More encouragingly on LGBT rights this session, was the fact that a statement by the International Lesbian and Gay Association (ILGA) calling on the Human Rights Council to act urgently to end the violence and discrimination suffered by LGBT people around the world was signed by 417 NGOs from 105 countries. It was warming to see such support from civil society; but it also makes only more apparent the increasing chasm between a substantial bloc of regressive Council members and the progressive values of civil society – the very people Council members are supposed to represent.

There were however some other positives to have come out of the session; for example, a good resolution on eliminating discrimination against women and one on preventing and eliminating child, early, and forced marriage (with over 80 co-sponsors) were both adopted without a vote.

And indeed, it was upon a positive note that the session started, and upon which I shall end. In his opening statement, the High Commissioner, Zeid Ra’ad Al Hussein, made a poignant and unprecedented point about the shaming of countries at the Human Rights Council for poor human rights’ records. He talked of the “greatest factory of shame” being the “blanket denial of human rights,” placing the blame of shame squarely on the shoulders of those states who abuse the human rights of all. It was encouraging to hear such an uncompromising account of the responsibilities of states and the independent role of the Council in holding them to account.

So I end by pasting his quote in full here, because it’s honest and beautifully said….

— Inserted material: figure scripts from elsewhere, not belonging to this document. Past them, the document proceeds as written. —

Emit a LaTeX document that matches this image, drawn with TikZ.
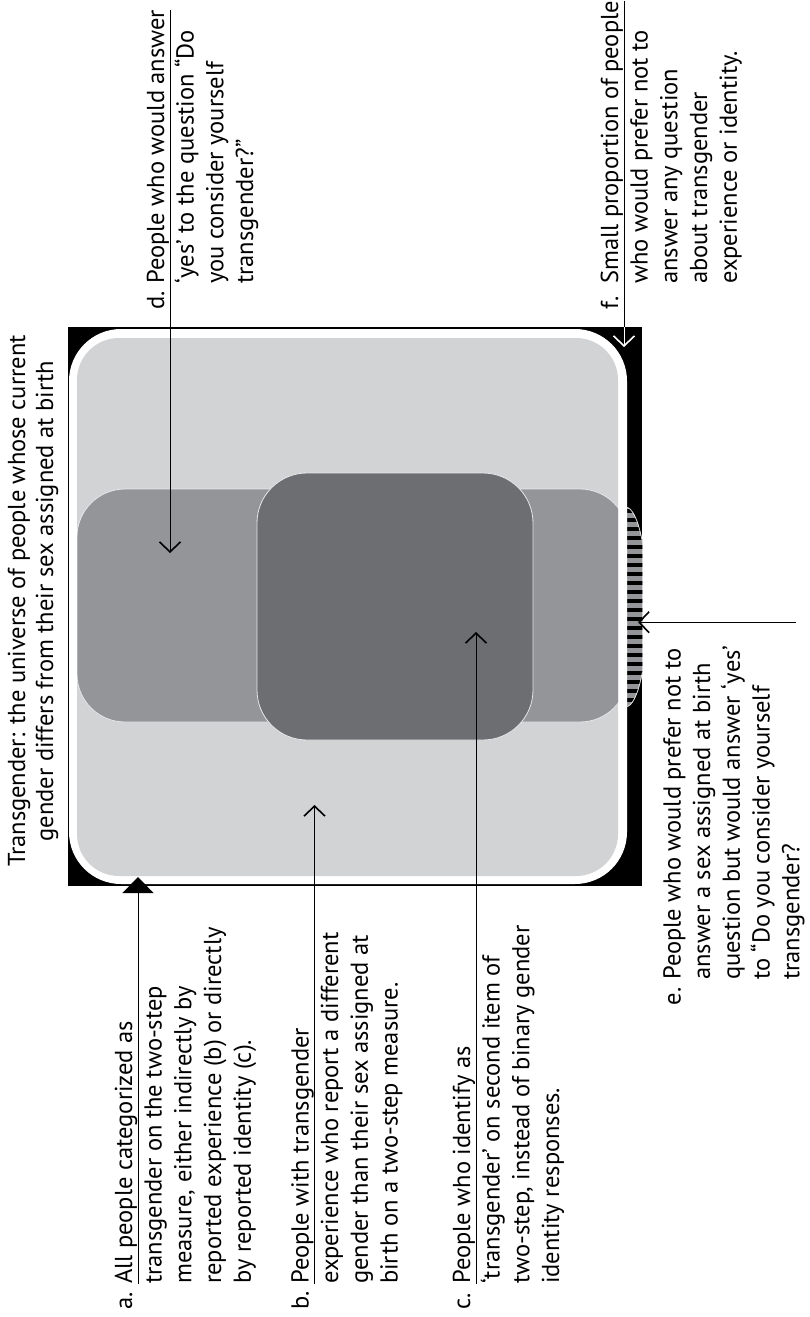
\documentclass[tikz,border=0pt]{standalone}
\usepackage{fontspec}
\setmainfont{PT Sans}
\usepackage{tikz}
\usetikzlibrary{arrows.meta}
\definecolor{regionColorA}{HTML}{D1D3D4}
\definecolor{regionColorB}{HTML}{939598}
\definecolor{regionColorC}{HTML}{6D6E71}
\definecolor{edgeColor}{HTML}{E6E7E8}
\newcommand\labellines[1]{\begin{tabular}[t]{@{}l@{}}#1\end{tabular}}
\def\textTitle{\begin{tabular}[t]{@{}c@{}}Transgender: the universe of people whose current\\
gender differs from their sex assigned at birth\end{tabular}}
\def\textA{\labellines{All people categorized as\\transgender on the two-step\\
measure, either indirectly by\\reported experience (b) or directly\\by reported identity (c).}}
\def\textB{\labellines{People with transgender\\experience who report a different\\
gender than their sex assigned at\\birth on a two-step measure.}}
\def\textC{\labellines{People who identify as\\‘transgender’ on second item of\\
two-step, instead of binary gender\\identity responses.}}
\def\textD{\labellines{People who would answer\\‘yes’ to the question “Do\\
you consider yourself\\transgender?”}}
\def\textE{\labellines{People who would prefer not to\\answer a sex assigned at birth\\
question but would answer ‘yes’\\to “Do you consider yourself\\transgender?}}
\def\textF{\labellines{Small proportion of people\\who would prefer not to\\
answer any question\\about transgender\\experience or identity.}}
\begin{document}
\begin{tikzpicture}[x=1bp,y=-1bp,
  >={Straight Barb[length=10bp,width=21bp,line width=1.6bp]},
  labeltext/.style={rotate=90, inner sep=0pt, font=\fontsize{24.5bp}{29.7bp}\selectfont},
  tagtext/.style={labeltext, anchor=base east},
  link/.style={line width=1bp},
  region/.style={draw=edgeColor, line width=0.8bp}]
\useasboundingbox (0,0) rectangle (809,1317);

% frame layer
\node[fill=black, inner sep=0pt, minimum width=574bp, minimum height=559bp,
  anchor=north west] (frame) at (68,327) {};

% hatched part outside the universe
\begin{scope}
\clip (frame.north west) rectangle (frame.south east);
\fill[regionColorB] (626,607) ellipse [x radius=22bp, y radius=100bp];
\clip (626,607) ellipse [x radius=22bp, y radius=100bp];
\foreach \y in {511,520,...,706}
  \draw[line width=4.5bp] (600,\y) -- (650,\y);
\draw[edgeColor, line width=1.4bp] (626,607) ellipse [x radius=22bp, y radius=100bp];
\end{scope}

% universe layer
\fill[white, rounded corners=52bp] (69,329) rectangle (627,884);
\fill[regionColorA, rounded corners=42bp] (77,338) rectangle (618,876);
\begin{scope}
\clip[rounded corners=42bp] (77,338) rectangle (618,876);
\filldraw[region, fill=regionColorB, rounded corners=48bp] (77,489) rectangle (628,722);
\end{scope}
\filldraw[region, fill=regionColorC, rounded corners=50bp] (257,473) rectangle (533,740);

% label layer
\node[labeltext, anchor=base, font=\fontsize{24.5bp}{28bp}\selectfont] (title) at (25,601) {\textTitle};
\node[labeltext, anchor=base west] (aText) at (132,1284) {\textA};
\node[tagtext] (aTag) at (aText.base west) {\makebox[25bp][l]{a.}};
\node[labeltext, anchor=base west] (bText) at (308.5,1284) {\textB};
\node[tagtext] (bTag) at (bText.base west) {\makebox[25bp][l]{b.}};
\node[labeltext, anchor=base west] (cText) at (470,1284) {\textC};
\node[tagtext] (cTag) at (cText.base west) {\makebox[25bp][l]{c.}};
\node[labeltext, anchor=base west] (dText) at (164,284) {\textD};
\node[tagtext] (dTag) at (dText.base west) {\makebox[25bp][l]{d.}};
\node[labeltext, anchor=base west] (eText) at (680.5,980) {\textE};
\node[tagtext] (eTag) at (eText.base west) {\makebox[25bp][l]{e.}};
\node[labeltext, anchor=base west] (fText) at (618,284) {\textF};
\node[tagtext] (fTag) at (fText.base west) {\makebox[25bp][l]{f.}};

% link layer
\coordinate (aTip) at (138,877);
\coordinate (bTip) at (314,805);
\coordinate (cTip) at (476,632);
\coordinate (dTip) at (170,553);
\coordinate (eTip) at (638,627);
\coordinate (fTip) at (624,347);
\coordinate (aFoot) at ([xshift=6bp]aText.base west);
\coordinate (bFoot) at ([xshift=6bp]bText.base west);
\coordinate (cFoot) at ([xshift=6bp]cText.base west);
\coordinate (dFoot) at ([xshift=6bp]dText.base east);
\coordinate (eFoot) at ([xshift=-12bp,yshift=23bp]eText.south east);
\coordinate (fFoot) at ([xshift=6bp]fText.base east);
\draw[link, -{Triangle[length=16bp,width=31bp]}] (aFoot) -- (aFoot |- aTip);
\draw[link, ->] (bFoot) -- (bFoot |- bTip);
\draw[link, ->] (cFoot) -- (cFoot |- cTip);
\draw[link, ->] (dFoot) -- (dFoot |- dTip);
\draw[link, ->] (eFoot) -- (eTip |- eFoot);
\draw[link] (fFoot) -- (fFoot |- frame.north);
\draw[link, white, ->] (fFoot |- frame.north) -- (fFoot |- fTip);
\end{tikzpicture}
\end{document}
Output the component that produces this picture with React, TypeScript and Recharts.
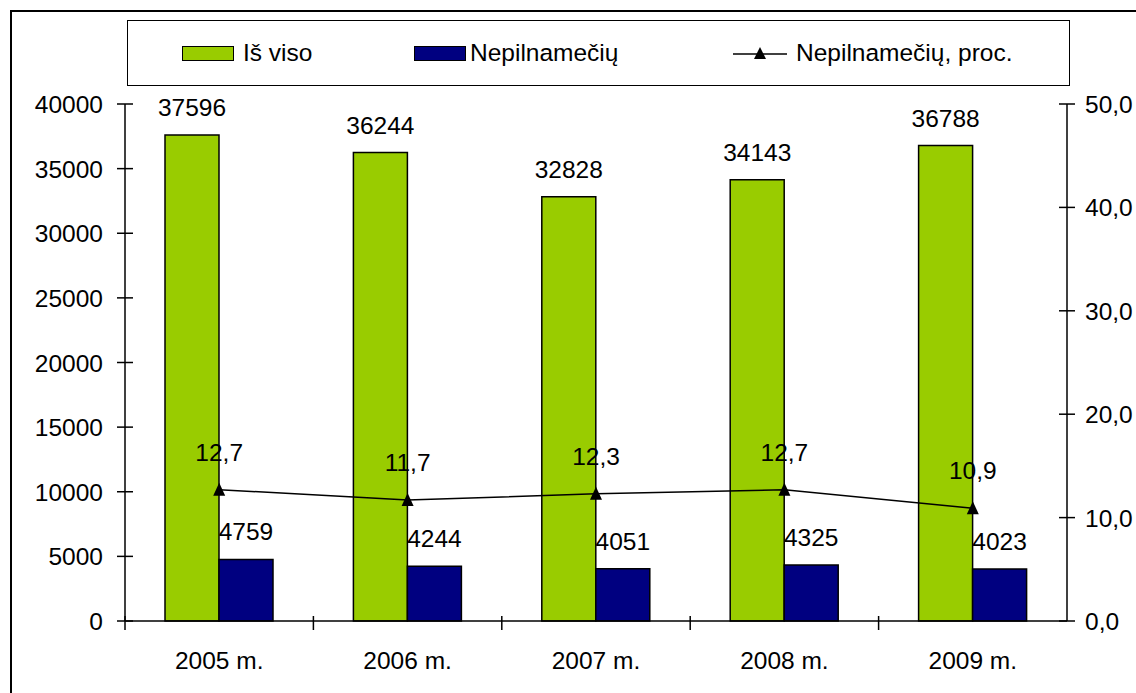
import { Bar, ComposedChart, LabelList, Legend, Line, XAxis, YAxis } from "recharts";

const years = ["2005 m.", "2006 m.", "2007 m.", "2008 m.", "2009 m."];
const totalCases = [37596, 36244, 32828, 34143, 36788];
const minorCases = [4759, 4244, 4051, 4325, 4023];
const minorPercent = [12.7, 11.7, 12.3, 12.7, 10.9];
const leftTicks = [0, 5000, 10000, 15000, 20000, 25000, 30000, 35000, 40000];
const rightTicks = [0, 10, 20, 30, 40, 50];

const data = years.map((year, i) => ({
  year,
  total: totalCases[i],
  minor: minorCases[i],
  pct: minorPercent[i],
}));

const FONT = "'Liberation Sans', Arial, sans-serif";
const FS = 24.5;
const comma = (v: number) => v.toFixed(1).replace(".", ",");

function LeftTick(props: any) {
  const { x, y, payload } = props;
  return (
    <g>
      <line x1={x - 8} x2={x + 8} y1={y} y2={y} stroke="#000" strokeWidth={1.5} />
      <text x={x - 22} y={y} dy={9} textAnchor="end" fontSize={FS} fontFamily={FONT} fill="#000">
        {payload.value}
      </text>
    </g>
  );
}

function RightTick(props: any) {
  const { x, y, payload } = props;
  return (
    <g>
      <line x1={x - 8} x2={x + 8} y1={y} y2={y} stroke="#000" strokeWidth={1.5} />
      <text x={x + 18} y={y} dy={9} textAnchor="start" fontSize={FS} fontFamily={FONT} fill="#000">
        {comma(payload.value)}
      </text>
    </g>
  );
}

function XTick(props: any) {
  const { x, y, payload } = props;
  const half = payload.offset || 94;
  return (
    <g>
      <line x1={x - half} x2={x - half} y1={y - 7} y2={y + 7} stroke="#000" strokeWidth={1.5} />
      <text x={x} y={y + 46} textAnchor="middle" fontSize={FS} fontFamily={FONT} fill="#000">
        {payload.value}
      </text>
    </g>
  );
}

function Triangle(props: any) {
  const { cx, cy } = props;
  if (cx == null || cy == null) return null;
  return <path d={`M${cx},${cy - 7} L${cx + 6},${cy + 6} L${cx - 6},${cy + 6} Z`} fill="#000" />;
}

function BarValue(props: any) {
  const { x, y, width, value } = props;
  return (
    <text x={x + width / 2} y={y - 19} textAnchor="middle" fontSize={FS} fontFamily={FONT} fill="#000">
      {value}
    </text>
  );
}

function PctValue(props: any) {
  const { x, y, value } = props;
  return (
    <text x={x} y={y - 29} textAnchor="middle" fontSize={FS} fontFamily={FONT} fill="#000">
      {comma(value)}
    </text>
  );
}

function LegendBox() {
  const item = { display: "flex", alignItems: "center", position: "absolute" as const, top: 0, height: "100%" };
  const text = { fontSize: FS, fontFamily: FONT, color: "#000", marginLeft: 9, lineHeight: 1 };
  return (
    <div style={{ position: "relative", width: "100%", height: "100%", border: "1.5px solid #000", boxSizing: "border-box", background: "#fff" }}>
      <div style={{ ...item, left: 54 }}>
        <span style={{ width: 52, height: 15, background: "#99CC00", border: "1.5px solid #000", boxSizing: "border-box" }} />
        <span style={text}>Iš viso</span>
      </div>
      <div style={{ ...item, left: 286 }}>
        <span style={{ width: 52, height: 15, background: "#000080", border: "1.5px solid #000", boxSizing: "border-box" }} />
        <span style={{ ...text, marginLeft: 4 }}>Nepilnamečių</span>
      </div>
      <div style={{ ...item, left: 605 }}>
        <svg width={54} height={16}>
          <line x1={0} x2={54} y1={9} y2={9} stroke="#000" strokeWidth={1.5} />
          <path d="M27,2 L33,14 L21,14 Z" fill="#000" />
        </svg>
        <span style={text}>Nepilnamečių, proc.</span>
      </div>
    </div>
  );
}

export default function App() {
  return (
    <div style={{ position: "fixed", left: 0, top: 0, width: 1136, height: 693, background: "#fff", overflow: "hidden" }}>
      <div style={{ position: "absolute", left: 10, top: 10, width: 1200, height: 800, border: "2px solid #000" }} />
      <div style={{ position: "absolute", left: 0, top: 0 }}>
        <ComposedChart
          width={1136}
          height={693}
          data={data}
          margin={{ top: 104, right: 0, bottom: 0, left: 0 }}
          barGap={0}
        >
          <XAxis
            dataKey="year"
            height={72}
            tickSize={0}
            tick={<XTick />}
            axisLine={{ stroke: "#000", strokeWidth: 1.5 }}
            interval={0}
          />
          <YAxis
            yAxisId="left"
            width={125}
            domain={[0, 40000]}
            ticks={leftTicks}
            tickSize={0}
            tickMargin={0}
            tickLine={false}
            tick={<LeftTick />}
            axisLine={{ stroke: "#000", strokeWidth: 1.5 }}
            interval={0}
          />
          <YAxis
            yAxisId="right"
            orientation="right"
            width={69}
            domain={[0, 50]}
            ticks={rightTicks}
            tickSize={0}
            tickMargin={0}
            tickLine={false}
            tick={<RightTick />}
            axisLine={{ stroke: "#000", strokeWidth: 1.5 }}
            interval={0}
          />
          <Legend
            layout="horizontal"
            align="center"
            verticalAlign="middle"
            content={<LegendBox />}
            wrapperStyle={{ left: 127, top: 20, width: 943, height: 66 }}
          />
          <Bar yAxisId="left" dataKey="total" name="Iš viso" fill="#99CC00" stroke="#000" strokeWidth={1.5} barSize={54} isAnimationActive={false}>
            <LabelList dataKey="total" content={<BarValue />} />
          </Bar>
          <Bar yAxisId="left" dataKey="minor" name="Nepilnamečių" fill="#000080" stroke="#000" strokeWidth={1.5} barSize={54} isAnimationActive={false}>
            <LabelList dataKey="minor" content={<BarValue />} />
          </Bar>
          <Line
            yAxisId="right"
            dataKey="pct"
            name="Nepilnamečių, proc."
            stroke="#000"
            strokeWidth={1.5}
            dot={<Triangle />}
            activeDot={false}
            isAnimationActive={false}
          >
            <LabelList dataKey="pct" content={<PctValue />} />
          </Line>
        </ComposedChart>
      </div>
    </div>
  );
}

“I am often told in this chamber, in our debates, that I should not be “naming and shaming” member states. Somehow the naming is, or has become, the very shame itself. This is a disfigurement of the truth, which we must now reset. The shame comes not from the naming: it comes from the actions themselves, the conduct or violations, alleged with supporting evidence or proven. The greatest factory of shame is the blanket denial of human rights. The denial of the right to life shames unreservedly. Killing on a massive scale, shames stunningly, and inexhaustibly. The denial of the right to development also shames. The denial of human dignity shames. Torture shames. Arbitrary arrests shame. Rape shames. We name; the shame of States, where it exists, has already been self-inflicted. The loss of face for the affected countries has come well before OHCHR raises its independent voice.”